PROBLEM TO WORK ON: Starting at the first line of the data, print each line verbatim up to and including the line bearing "france, irlande, coreeDuSud];", omitting pictures.

Entries with chart source code
+ + + + +
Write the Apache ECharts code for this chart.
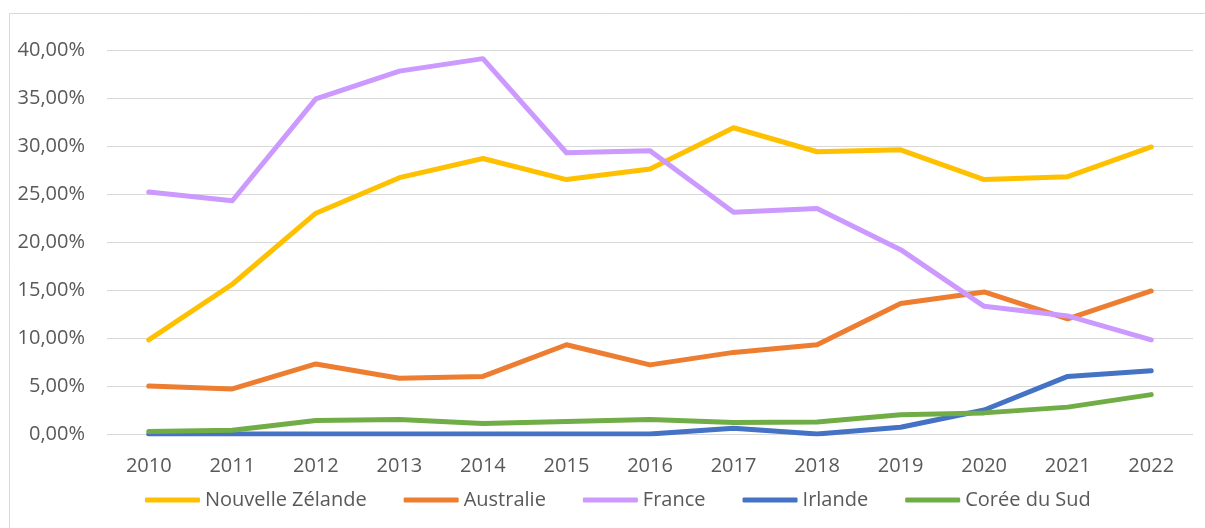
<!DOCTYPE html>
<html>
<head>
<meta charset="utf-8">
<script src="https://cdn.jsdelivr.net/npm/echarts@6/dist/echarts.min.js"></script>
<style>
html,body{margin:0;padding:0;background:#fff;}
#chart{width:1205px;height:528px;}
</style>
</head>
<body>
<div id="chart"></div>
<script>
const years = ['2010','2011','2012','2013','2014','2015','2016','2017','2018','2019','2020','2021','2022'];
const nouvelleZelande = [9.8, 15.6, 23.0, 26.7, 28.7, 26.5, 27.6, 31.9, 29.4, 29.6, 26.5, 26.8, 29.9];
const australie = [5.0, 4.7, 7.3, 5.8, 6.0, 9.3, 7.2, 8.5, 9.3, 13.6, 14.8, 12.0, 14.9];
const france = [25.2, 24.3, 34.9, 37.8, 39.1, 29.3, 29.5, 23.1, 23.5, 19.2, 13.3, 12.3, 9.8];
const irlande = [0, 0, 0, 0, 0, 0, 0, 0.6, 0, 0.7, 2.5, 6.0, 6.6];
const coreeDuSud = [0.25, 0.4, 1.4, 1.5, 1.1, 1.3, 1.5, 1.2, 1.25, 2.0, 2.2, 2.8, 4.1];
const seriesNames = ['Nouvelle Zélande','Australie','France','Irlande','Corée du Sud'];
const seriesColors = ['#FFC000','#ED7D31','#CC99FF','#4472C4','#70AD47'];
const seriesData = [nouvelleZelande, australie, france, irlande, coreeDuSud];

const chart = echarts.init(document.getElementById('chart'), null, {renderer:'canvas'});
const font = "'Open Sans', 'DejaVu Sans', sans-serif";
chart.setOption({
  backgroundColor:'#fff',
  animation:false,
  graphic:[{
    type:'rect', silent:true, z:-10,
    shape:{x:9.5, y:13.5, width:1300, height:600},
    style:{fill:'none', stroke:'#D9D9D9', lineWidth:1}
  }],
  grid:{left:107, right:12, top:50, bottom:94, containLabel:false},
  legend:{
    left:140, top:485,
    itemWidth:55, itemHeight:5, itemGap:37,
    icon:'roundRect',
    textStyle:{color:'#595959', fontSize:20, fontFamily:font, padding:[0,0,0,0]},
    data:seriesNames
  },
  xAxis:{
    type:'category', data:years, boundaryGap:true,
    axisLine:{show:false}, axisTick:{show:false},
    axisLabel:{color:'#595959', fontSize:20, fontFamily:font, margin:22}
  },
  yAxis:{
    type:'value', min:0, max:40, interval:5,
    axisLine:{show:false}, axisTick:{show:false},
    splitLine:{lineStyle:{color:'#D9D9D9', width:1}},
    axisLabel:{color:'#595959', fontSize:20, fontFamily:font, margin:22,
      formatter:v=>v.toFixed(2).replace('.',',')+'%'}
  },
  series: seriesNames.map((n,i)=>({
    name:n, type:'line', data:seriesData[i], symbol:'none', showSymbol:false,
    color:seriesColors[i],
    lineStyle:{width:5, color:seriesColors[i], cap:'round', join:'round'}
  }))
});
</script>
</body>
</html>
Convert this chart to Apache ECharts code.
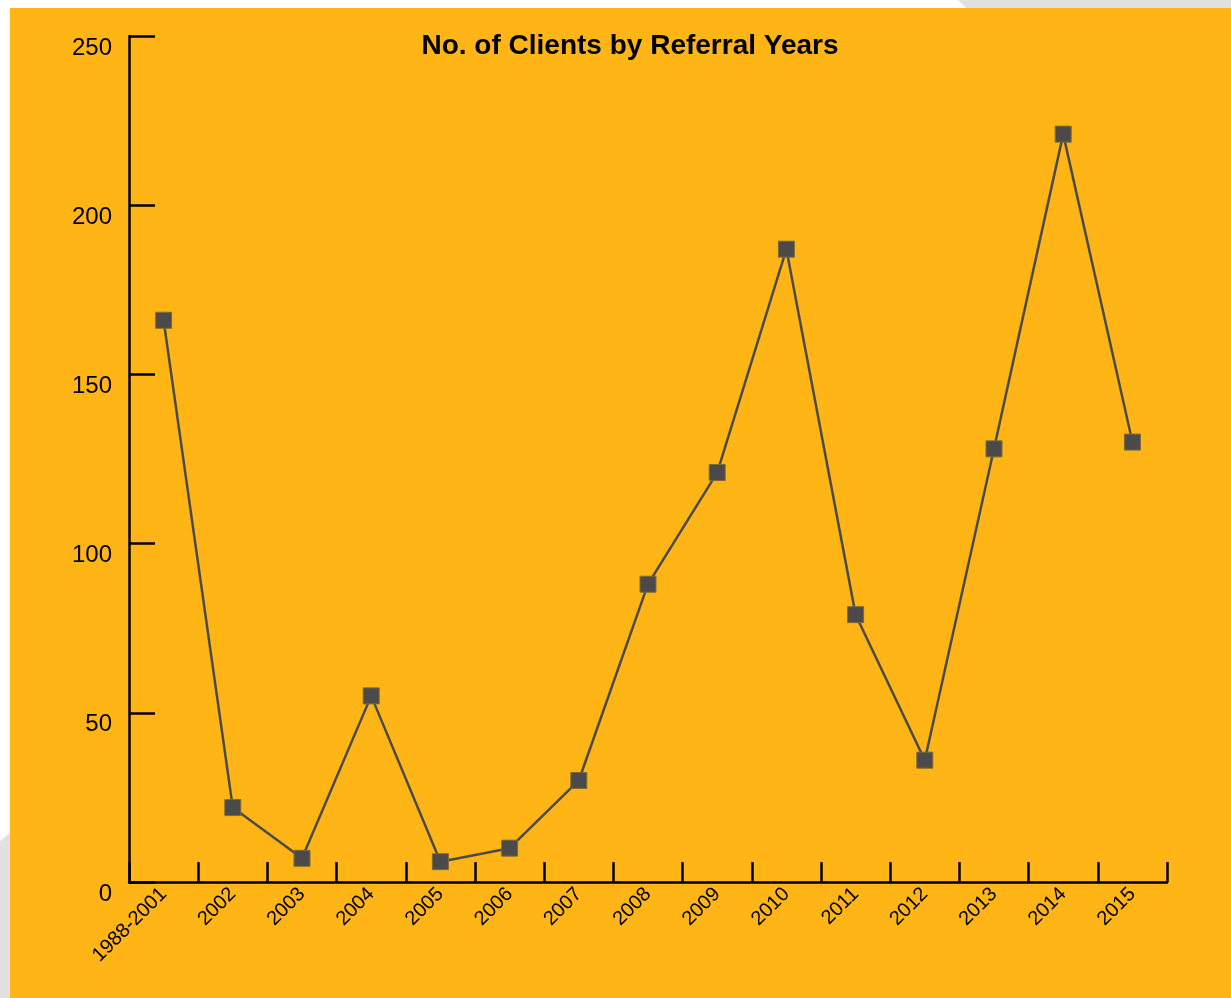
+ + + + +
OUTPUT:
Write the Apache ECharts code for this chart.
<!DOCTYPE html>
<html>
<head>
<meta charset="utf-8">
<script src="https://cdn.jsdelivr.net/npm/echarts@6/dist/echarts.min.js"></script>
<style>
html,body{margin:0;padding:0;background:#fff;}
#chart{width:1205px;height:528px;}
</style>
</head>
<body>
<div id="chart"></div>
<script>
const years = ['2010','2011','2012','2013','2014','2015','2016','2017','2018','2019','2020','2021','2022'];
const nouvelleZelande = [9.8, 15.6, 23.0, 26.7, 28.7, 26.5, 27.6, 31.9, 29.4, 29.6, 26.5, 26.8, 29.9];
const australie = [5.0, 4.7, 7.3, 5.8, 6.0, 9.3, 7.2, 8.5, 9.3, 13.6, 14.8, 12.0, 14.9];
const france = [25.2, 24.3, 34.9, 37.8, 39.1, 29.3, 29.5, 23.1, 23.5, 19.2, 13.3, 12.3, 9.8];
const irlande = [0, 0, 0, 0, 0, 0, 0, 0.6, 0, 0.7, 2.5, 6.0, 6.6];
const coreeDuSud = [0.25, 0.4, 1.4, 1.5, 1.1, 1.3, 1.5, 1.2, 1.25, 2.0, 2.2, 2.8, 4.1];
const seriesNames = ['Nouvelle Zélande','Australie','France','Irlande','Corée du Sud'];
const seriesColors = ['#FFC000','#ED7D31','#CC99FF','#4472C4','#70AD47'];
const seriesData = [nouvelleZelande, australie, france, irlande, coreeDuSud];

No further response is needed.